>> Start Given data
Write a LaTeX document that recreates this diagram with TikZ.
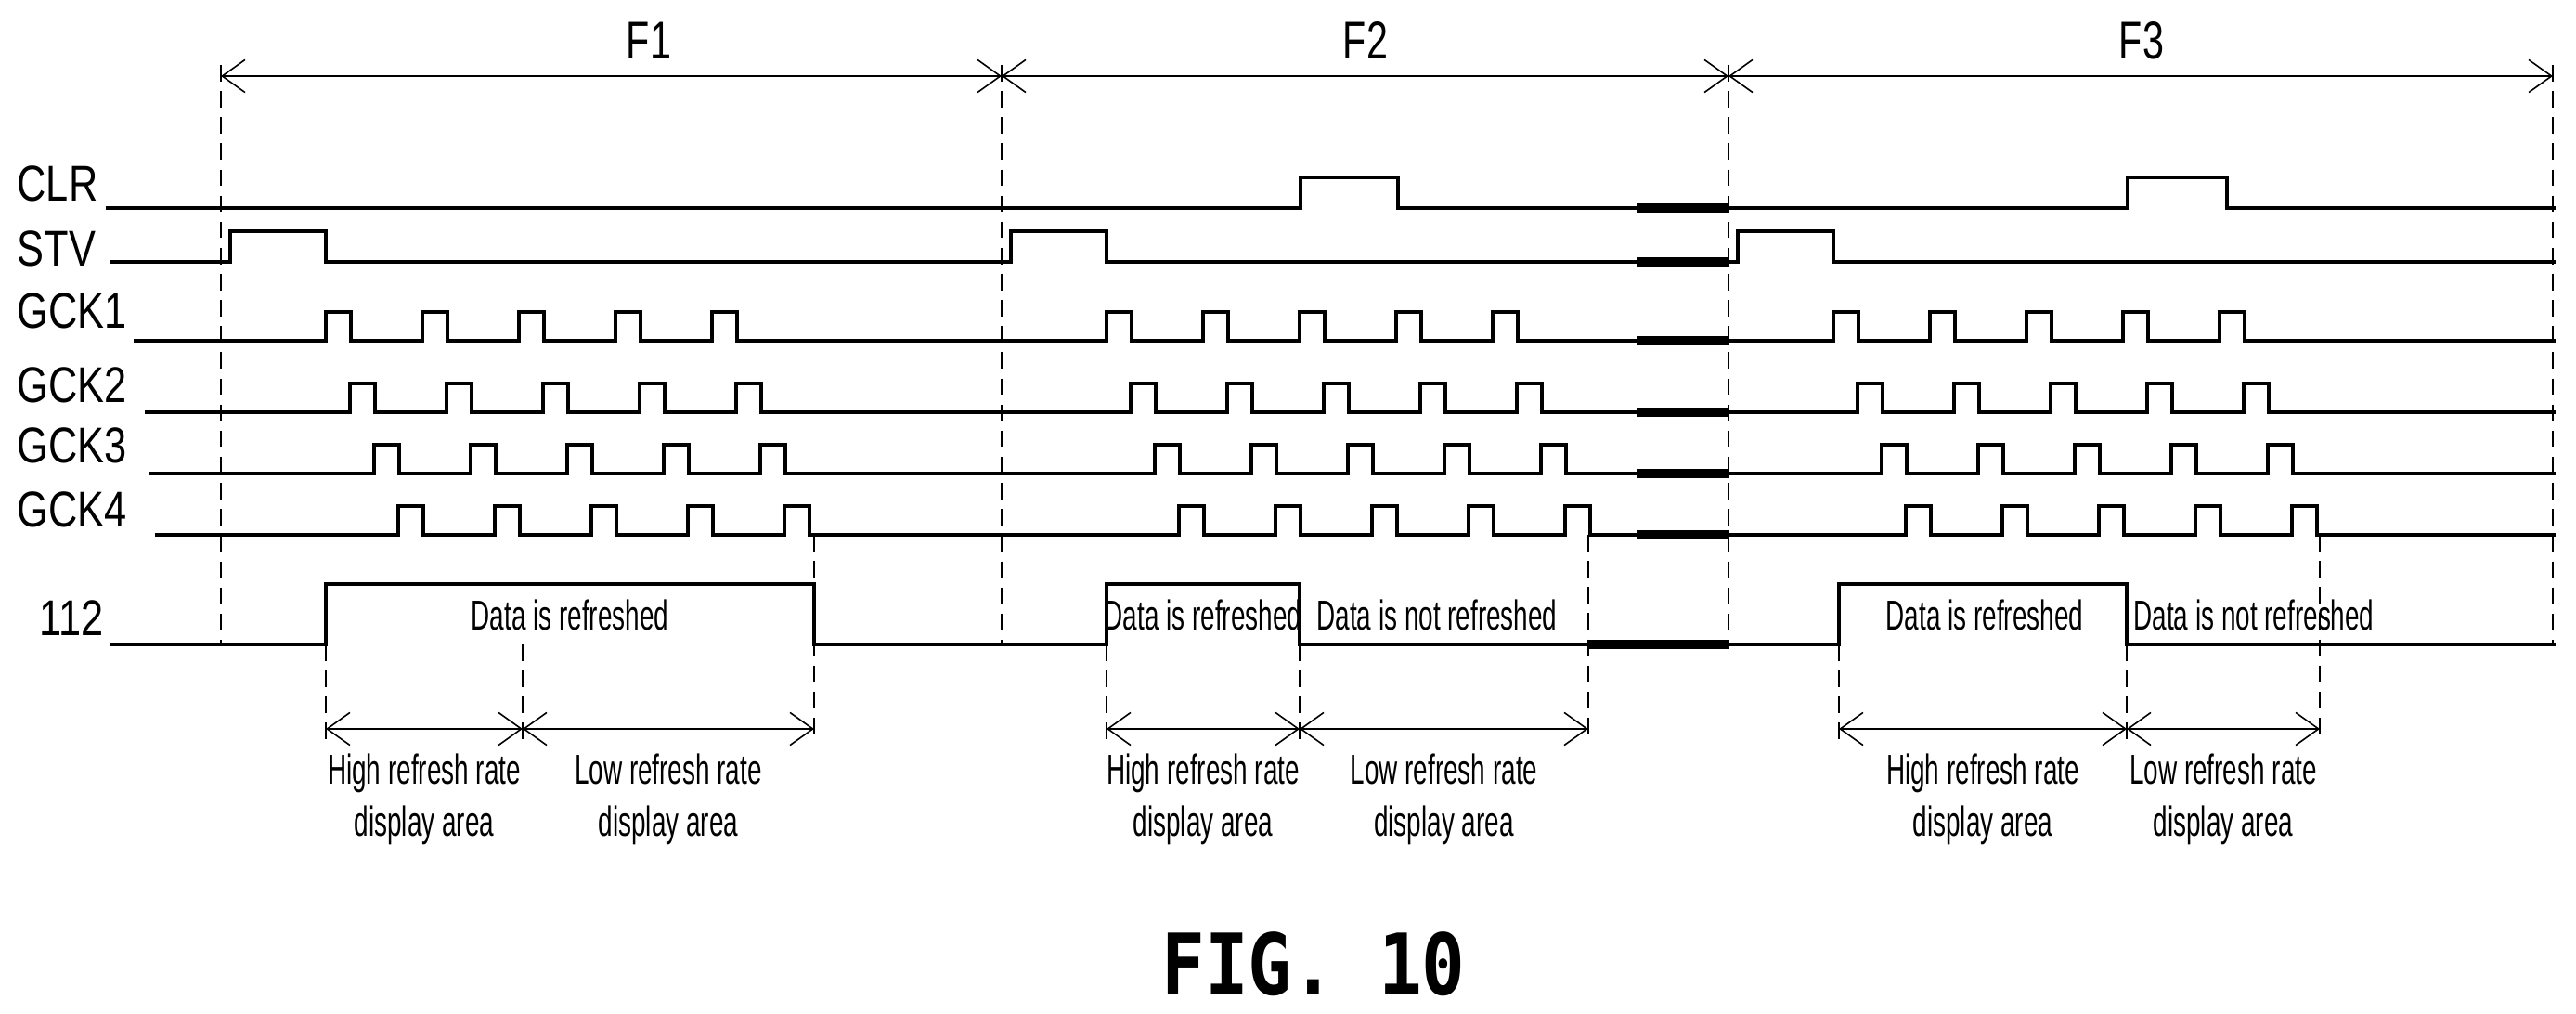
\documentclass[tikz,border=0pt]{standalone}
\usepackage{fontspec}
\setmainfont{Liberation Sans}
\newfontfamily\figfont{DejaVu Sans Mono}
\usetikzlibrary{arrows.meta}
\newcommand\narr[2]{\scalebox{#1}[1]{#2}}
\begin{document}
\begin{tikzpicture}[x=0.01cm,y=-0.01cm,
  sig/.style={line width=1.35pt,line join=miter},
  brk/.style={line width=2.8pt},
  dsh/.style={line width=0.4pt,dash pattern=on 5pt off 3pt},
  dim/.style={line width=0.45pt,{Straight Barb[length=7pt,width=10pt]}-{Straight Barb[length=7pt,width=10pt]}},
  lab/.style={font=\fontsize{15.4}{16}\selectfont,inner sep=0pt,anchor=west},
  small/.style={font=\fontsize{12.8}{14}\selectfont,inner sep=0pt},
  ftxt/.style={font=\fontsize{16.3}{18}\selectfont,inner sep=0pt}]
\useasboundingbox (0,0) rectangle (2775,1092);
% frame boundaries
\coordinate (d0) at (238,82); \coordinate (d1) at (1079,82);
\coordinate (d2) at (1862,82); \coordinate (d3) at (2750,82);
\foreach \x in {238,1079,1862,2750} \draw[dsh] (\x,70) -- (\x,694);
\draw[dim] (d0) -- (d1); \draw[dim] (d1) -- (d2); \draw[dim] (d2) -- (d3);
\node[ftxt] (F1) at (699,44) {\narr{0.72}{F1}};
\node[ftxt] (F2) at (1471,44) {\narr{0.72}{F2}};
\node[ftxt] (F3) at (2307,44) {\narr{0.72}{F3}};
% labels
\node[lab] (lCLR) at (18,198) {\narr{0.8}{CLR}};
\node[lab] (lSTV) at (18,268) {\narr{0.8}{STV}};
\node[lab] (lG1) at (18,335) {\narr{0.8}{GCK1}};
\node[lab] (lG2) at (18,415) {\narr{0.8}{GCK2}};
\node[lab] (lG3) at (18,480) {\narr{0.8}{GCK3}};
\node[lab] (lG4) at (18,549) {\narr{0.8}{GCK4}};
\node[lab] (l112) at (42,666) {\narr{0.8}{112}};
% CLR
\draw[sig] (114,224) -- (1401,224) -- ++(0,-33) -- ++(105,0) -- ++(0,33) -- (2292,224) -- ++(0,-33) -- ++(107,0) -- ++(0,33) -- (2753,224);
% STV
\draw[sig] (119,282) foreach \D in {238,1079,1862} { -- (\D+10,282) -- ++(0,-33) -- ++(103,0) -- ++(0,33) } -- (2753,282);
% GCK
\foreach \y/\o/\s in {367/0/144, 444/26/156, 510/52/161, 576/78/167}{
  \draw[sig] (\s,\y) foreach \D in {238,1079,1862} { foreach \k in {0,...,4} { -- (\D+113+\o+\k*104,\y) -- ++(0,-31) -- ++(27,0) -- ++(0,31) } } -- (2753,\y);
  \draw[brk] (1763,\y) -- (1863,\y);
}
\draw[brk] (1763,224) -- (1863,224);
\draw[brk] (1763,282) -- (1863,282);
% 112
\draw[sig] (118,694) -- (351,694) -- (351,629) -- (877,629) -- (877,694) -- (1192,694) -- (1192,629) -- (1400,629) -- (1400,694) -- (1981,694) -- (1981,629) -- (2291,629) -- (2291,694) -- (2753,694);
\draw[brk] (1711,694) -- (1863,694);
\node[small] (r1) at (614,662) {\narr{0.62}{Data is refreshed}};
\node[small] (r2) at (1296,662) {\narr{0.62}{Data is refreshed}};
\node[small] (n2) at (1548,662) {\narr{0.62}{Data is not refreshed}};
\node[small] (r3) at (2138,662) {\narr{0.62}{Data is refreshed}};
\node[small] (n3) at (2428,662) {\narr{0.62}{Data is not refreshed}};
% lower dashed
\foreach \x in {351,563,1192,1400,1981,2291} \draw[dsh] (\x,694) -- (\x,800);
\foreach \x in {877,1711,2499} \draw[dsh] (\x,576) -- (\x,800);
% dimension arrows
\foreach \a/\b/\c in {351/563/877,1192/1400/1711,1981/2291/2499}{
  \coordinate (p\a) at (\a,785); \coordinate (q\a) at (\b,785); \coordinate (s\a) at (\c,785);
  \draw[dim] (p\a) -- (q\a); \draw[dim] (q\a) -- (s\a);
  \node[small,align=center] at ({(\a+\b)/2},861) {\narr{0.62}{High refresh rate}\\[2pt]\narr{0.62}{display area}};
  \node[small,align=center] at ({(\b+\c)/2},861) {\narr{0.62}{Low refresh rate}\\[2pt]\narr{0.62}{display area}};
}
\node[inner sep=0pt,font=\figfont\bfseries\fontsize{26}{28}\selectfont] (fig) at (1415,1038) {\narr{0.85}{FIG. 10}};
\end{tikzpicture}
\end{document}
>> End Given data
### Task description
Restate the whole listing above exactly, except for its images.

### Final result
Write a LaTeX document that recreates this diagram with TikZ.
\documentclass[tikz,border=0pt]{standalone}
\usepackage{fontspec}
\setmainfont{Liberation Sans}
\newfontfamily\figfont{DejaVu Sans Mono}
\usetikzlibrary{arrows.meta}
\newcommand\narr[2]{\scalebox{#1}[1]{#2}}
\begin{document}
\begin{tikzpicture}[x=0.01cm,y=-0.01cm,
  sig/.style={line width=1.35pt,line join=miter},
  brk/.style={line width=2.8pt},
  dsh/.style={line width=0.4pt,dash pattern=on 5pt off 3pt},
  dim/.style={line width=0.45pt,{Straight Barb[length=7pt,width=10pt]}-{Straight Barb[length=7pt,width=10pt]}},
  lab/.style={font=\fontsize{15.4}{16}\selectfont,inner sep=0pt,anchor=west},
  small/.style={font=\fontsize{12.8}{14}\selectfont,inner sep=0pt},
  ftxt/.style={font=\fontsize{16.3}{18}\selectfont,inner sep=0pt}]
\useasboundingbox (0,0) rectangle (2775,1092);
% frame boundaries
\coordinate (d0) at (238,82); \coordinate (d1) at (1079,82);
\coordinate (d2) at (1862,82); \coordinate (d3) at (2750,82);
\foreach \x in {238,1079,1862,2750} \draw[dsh] (\x,70) -- (\x,694);
\draw[dim] (d0) -- (d1); \draw[dim] (d1) -- (d2); \draw[dim] (d2) -- (d3);
\node[ftxt] (F1) at (699,44) {\narr{0.72}{F1}};
\node[ftxt] (F2) at (1471,44) {\narr{0.72}{F2}};
\node[ftxt] (F3) at (2307,44) {\narr{0.72}{F3}};
% labels
\node[lab] (lCLR) at (18,198) {\narr{0.8}{CLR}};
\node[lab] (lSTV) at (18,268) {\narr{0.8}{STV}};
\node[lab] (lG1) at (18,335) {\narr{0.8}{GCK1}};
\node[lab] (lG2) at (18,415) {\narr{0.8}{GCK2}};
\node[lab] (lG3) at (18,480) {\narr{0.8}{GCK3}};
\node[lab] (lG4) at (18,549) {\narr{0.8}{GCK4}};
\node[lab] (l112) at (42,666) {\narr{0.8}{112}};
% CLR
\draw[sig] (114,224) -- (1401,224) -- ++(0,-33) -- ++(105,0) -- ++(0,33) -- (2292,224) -- ++(0,-33) -- ++(107,0) -- ++(0,33) -- (2753,224);
% STV
\draw[sig] (119,282) foreach \D in {238,1079,1862} { -- (\D+10,282) -- ++(0,-33) -- ++(103,0) -- ++(0,33) } -- (2753,282);
% GCK
\foreach \y/\o/\s in {367/0/144, 444/26/156, 510/52/161, 576/78/167}{
  \draw[sig] (\s,\y) foreach \D in {238,1079,1862} { foreach \k in {0,...,4} { -- (\D+113+\o+\k*104,\y) -- ++(0,-31) -- ++(27,0) -- ++(0,31) } } -- (2753,\y);
  \draw[brk] (1763,\y) -- (1863,\y);
}
\draw[brk] (1763,224) -- (1863,224);
\draw[brk] (1763,282) -- (1863,282);
% 112
\draw[sig] (118,694) -- (351,694) -- (351,629) -- (877,629) -- (877,694) -- (1192,694) -- (1192,629) -- (1400,629) -- (1400,694) -- (1981,694) -- (1981,629) -- (2291,629) -- (2291,694) -- (2753,694);
\draw[brk] (1711,694) -- (1863,694);
\node[small] (r1) at (614,662) {\narr{0.62}{Data is refreshed}};
\node[small] (r2) at (1296,662) {\narr{0.62}{Data is refreshed}};
\node[small] (n2) at (1548,662) {\narr{0.62}{Data is not refreshed}};
\node[small] (r3) at (2138,662) {\narr{0.62}{Data is refreshed}};
\node[small] (n3) at (2428,662) {\narr{0.62}{Data is not refreshed}};
% lower dashed
\foreach \x in {351,563,1192,1400,1981,2291} \draw[dsh] (\x,694) -- (\x,800);
\foreach \x in {877,1711,2499} \draw[dsh] (\x,576) -- (\x,800);
% dimension arrows
\foreach \a/\b/\c in {351/563/877,1192/1400/1711,1981/2291/2499}{
  \coordinate (p\a) at (\a,785); \coordinate (q\a) at (\b,785); \coordinate (s\a) at (\c,785);
  \draw[dim] (p\a) -- (q\a); \draw[dim] (q\a) -- (s\a);
  \node[small,align=center] at ({(\a+\b)/2},861) {\narr{0.62}{High refresh rate}\\[2pt]\narr{0.62}{display area}};
  \node[small,align=center] at ({(\b+\c)/2},861) {\narr{0.62}{Low refresh rate}\\[2pt]\narr{0.62}{display area}};
}
\node[inner sep=0pt,font=\figfont\bfseries\fontsize{26}{28}\selectfont] (fig) at (1415,1038) {\narr{0.85}{FIG. 10}};
\end{tikzpicture}
\end{document}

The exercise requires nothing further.